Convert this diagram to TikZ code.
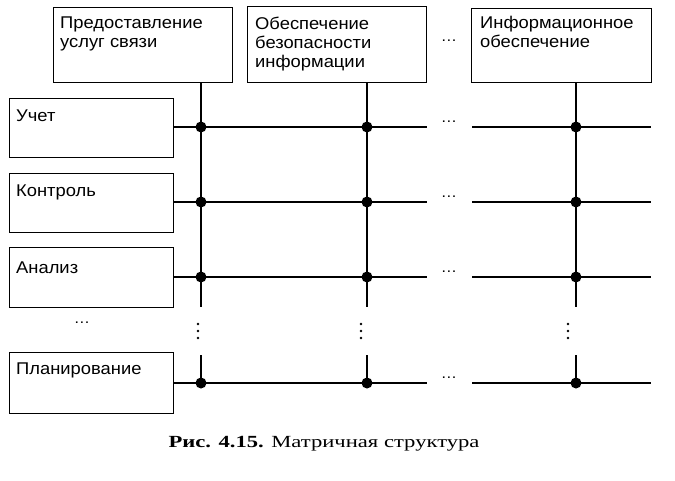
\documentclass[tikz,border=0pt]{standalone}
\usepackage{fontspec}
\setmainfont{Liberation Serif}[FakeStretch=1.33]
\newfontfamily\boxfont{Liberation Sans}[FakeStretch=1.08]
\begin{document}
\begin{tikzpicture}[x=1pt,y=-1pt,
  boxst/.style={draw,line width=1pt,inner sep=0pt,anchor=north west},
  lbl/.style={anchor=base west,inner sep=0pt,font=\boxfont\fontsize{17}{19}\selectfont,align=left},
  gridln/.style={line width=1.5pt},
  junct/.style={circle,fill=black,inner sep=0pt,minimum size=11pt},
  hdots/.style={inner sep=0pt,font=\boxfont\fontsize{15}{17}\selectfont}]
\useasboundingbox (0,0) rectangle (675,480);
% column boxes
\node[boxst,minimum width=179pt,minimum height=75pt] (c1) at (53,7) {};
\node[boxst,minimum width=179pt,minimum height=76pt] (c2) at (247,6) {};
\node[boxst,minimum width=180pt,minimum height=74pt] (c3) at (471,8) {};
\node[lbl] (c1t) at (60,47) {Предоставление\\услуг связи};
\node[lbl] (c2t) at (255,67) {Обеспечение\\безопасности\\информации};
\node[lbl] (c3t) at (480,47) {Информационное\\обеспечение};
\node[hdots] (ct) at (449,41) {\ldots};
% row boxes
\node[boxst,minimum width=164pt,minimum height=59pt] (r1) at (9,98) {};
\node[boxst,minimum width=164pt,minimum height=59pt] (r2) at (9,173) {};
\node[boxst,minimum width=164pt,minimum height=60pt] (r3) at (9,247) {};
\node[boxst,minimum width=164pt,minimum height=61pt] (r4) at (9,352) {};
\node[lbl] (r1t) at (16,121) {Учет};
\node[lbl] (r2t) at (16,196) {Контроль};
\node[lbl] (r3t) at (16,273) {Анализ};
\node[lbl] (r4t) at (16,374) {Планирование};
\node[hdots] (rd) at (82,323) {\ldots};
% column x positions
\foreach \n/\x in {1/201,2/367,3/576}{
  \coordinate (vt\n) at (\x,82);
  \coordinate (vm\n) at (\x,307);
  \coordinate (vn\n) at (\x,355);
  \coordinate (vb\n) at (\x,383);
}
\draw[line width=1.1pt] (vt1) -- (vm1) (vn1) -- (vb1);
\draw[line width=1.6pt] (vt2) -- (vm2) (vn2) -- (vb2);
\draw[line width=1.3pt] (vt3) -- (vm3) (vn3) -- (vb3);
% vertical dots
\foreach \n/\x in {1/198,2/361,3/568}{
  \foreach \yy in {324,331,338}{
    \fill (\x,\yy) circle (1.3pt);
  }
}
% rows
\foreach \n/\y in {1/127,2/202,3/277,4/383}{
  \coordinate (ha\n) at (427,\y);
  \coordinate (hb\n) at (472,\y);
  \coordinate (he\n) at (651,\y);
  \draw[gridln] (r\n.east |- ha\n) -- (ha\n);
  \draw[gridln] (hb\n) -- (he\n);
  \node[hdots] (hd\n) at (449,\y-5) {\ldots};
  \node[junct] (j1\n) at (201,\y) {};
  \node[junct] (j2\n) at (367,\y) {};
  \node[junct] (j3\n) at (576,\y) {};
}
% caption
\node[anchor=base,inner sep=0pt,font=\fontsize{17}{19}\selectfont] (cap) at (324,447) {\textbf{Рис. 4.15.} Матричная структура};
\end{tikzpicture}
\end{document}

◆ TASK BRIEF ◆
Give back every line exactly as it stands, pictures excluded.

◆ RESPONSE TO THE TASK ◆
Convert this diagram to TikZ code.
\documentclass[tikz,border=0pt]{standalone}
\usepackage{fontspec}
\setmainfont{Liberation Serif}[FakeStretch=1.33]
\newfontfamily\boxfont{Liberation Sans}[FakeStretch=1.08]
\begin{document}
\begin{tikzpicture}[x=1pt,y=-1pt,
  boxst/.style={draw,line width=1pt,inner sep=0pt,anchor=north west},
  lbl/.style={anchor=base west,inner sep=0pt,font=\boxfont\fontsize{17}{19}\selectfont,align=left},
  gridln/.style={line width=1.5pt},
  junct/.style={circle,fill=black,inner sep=0pt,minimum size=11pt},
  hdots/.style={inner sep=0pt,font=\boxfont\fontsize{15}{17}\selectfont}]
\useasboundingbox (0,0) rectangle (675,480);
% column boxes
\node[boxst,minimum width=179pt,minimum height=75pt] (c1) at (53,7) {};
\node[boxst,minimum width=179pt,minimum height=76pt] (c2) at (247,6) {};
\node[boxst,minimum width=180pt,minimum height=74pt] (c3) at (471,8) {};
\node[lbl] (c1t) at (60,47) {Предоставление\\услуг связи};
\node[lbl] (c2t) at (255,67) {Обеспечение\\безопасности\\информации};
\node[lbl] (c3t) at (480,47) {Информационное\\обеспечение};
\node[hdots] (ct) at (449,41) {\ldots};
% row boxes
\node[boxst,minimum width=164pt,minimum height=59pt] (r1) at (9,98) {};
\node[boxst,minimum width=164pt,minimum height=59pt] (r2) at (9,173) {};
\node[boxst,minimum width=164pt,minimum height=60pt] (r3) at (9,247) {};
\node[boxst,minimum width=164pt,minimum height=61pt] (r4) at (9,352) {};
\node[lbl] (r1t) at (16,121) {Учет};
\node[lbl] (r2t) at (16,196) {Контроль};
\node[lbl] (r3t) at (16,273) {Анализ};
\node[lbl] (r4t) at (16,374) {Планирование};
\node[hdots] (rd) at (82,323) {\ldots};
% column x positions
\foreach \n/\x in {1/201,2/367,3/576}{
  \coordinate (vt\n) at (\x,82);
  \coordinate (vm\n) at (\x,307);
  \coordinate (vn\n) at (\x,355);
  \coordinate (vb\n) at (\x,383);
}
\draw[line width=1.1pt] (vt1) -- (vm1) (vn1) -- (vb1);
\draw[line width=1.6pt] (vt2) -- (vm2) (vn2) -- (vb2);
\draw[line width=1.3pt] (vt3) -- (vm3) (vn3) -- (vb3);
% vertical dots
\foreach \n/\x in {1/198,2/361,3/568}{
  \foreach \yy in {324,331,338}{
    \fill (\x,\yy) circle (1.3pt);
  }
}
% rows
\foreach \n/\y in {1/127,2/202,3/277,4/383}{
  \coordinate (ha\n) at (427,\y);
  \coordinate (hb\n) at (472,\y);
  \coordinate (he\n) at (651,\y);
  \draw[gridln] (r\n.east |- ha\n) -- (ha\n);
  \draw[gridln] (hb\n) -- (he\n);
  \node[hdots] (hd\n) at (449,\y-5) {\ldots};
  \node[junct] (j1\n) at (201,\y) {};
  \node[junct] (j2\n) at (367,\y) {};
  \node[junct] (j3\n) at (576,\y) {};
}
% caption
\node[anchor=base,inner sep=0pt,font=\fontsize{17}{19}\selectfont] (cap) at (324,447) {\textbf{Рис. 4.15.} Матричная структура};
\end{tikzpicture}
\end{document}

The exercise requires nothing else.